Once, credit card makers had to ship cards to their customers and then handle signatures, chips, PINs, and fraud. Today, most consumers have a digital credit card with powerful biometrics and multifactor authentication: their smartphone. That same smartphone (or tablet) can double as a point-of-sale system with Stripe and Square, dramatically reducing the Byzantine network of payment gateways and middlemen.
The wrong radar screen
Nowhere is this emergence of cheap platforms more obvious than in Asia. There, chat giant Tencent includes a dozen payment models in its chat app, something that looks completely foreign to Westerners. A customer might pay a merchant in cash, and have the merchant make change in WeChat. More likely, the entire transaction happens through smartphones.
This kind of embedded payment is incredibly disruptive. Consider, for example, the hung bao (red packet). This is a traditional Chinese New Year gift of a small amount of money in a red envelope. Tencent (and its competitors) makes it possible to send hung bao to friends in chat.
Even this has evolved. If you send a hung bao in a group chat, the first person in that chat to click it gets the reward. This keeps users glued to their phones, but also provides a socially accepted form of advertisement; if a member of the chat room posts something spammy, they can apologize by including a hung bao.
But Tencent went further. A hung bao can be programmed for sharing—¥200 might be shared across 10 people, with an amount calculated randomly by the app. This kind of gamification of micropayments isn’t just popular, it’s a huge grab for user credentials; after launching the hung bao feature, more than a hundred million Chinese had put their bank details into the app, and the small transfers started filling wallets, creating hundreds of millions of online balances unlinked to any traditional bank.
This happened in a week.
The platform is free.
It supports a dozen other payment models.

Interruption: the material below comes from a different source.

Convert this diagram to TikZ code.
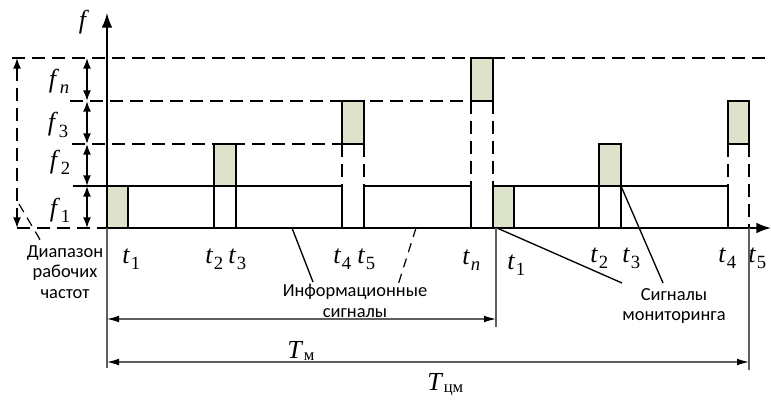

If you’re a bank, this is an existential threat that has become the default payment model for the most populous nation on Earth in just a few years. But you probably don’t think your biggest competitor is a chat program.
The ubipay era
With these changes in payment models, the bank is becoming invisible. We’ve moved to e-commerce for much of our shopping, and we rely on shipping to deliver everything from food to beds. I give Uber my credit card once, but I use Uber to pay a bill every day. The payment has receded into the background.
The term “ubicomp” refers to a time when the processor blends into the world, making itself indistinguishable. I think that for finance, we’re at a similar moment—call it Ubiquitous Payment, or ubipay, where the payment becomes so pervasive and so cheap we scarcely notice it.
Ubipay is triggering a shift in regulations, as consumer expectations change, too. We no longer want a monthly bank statement, churned out by the mainframe in the basement; rather, we want a real-time balance and a searchable history. And we expect it within the app, the chatroom, or from the merchant, blending loyalty, logistics, endurance, support, and the transaction itself.
Banks might be too big to fail. But the fundamentals on which they’re built—having access to better information and being unassailable bastions of trust—have been eaten away by technology and culture. 2016 will show how they plan to reinvent themselves.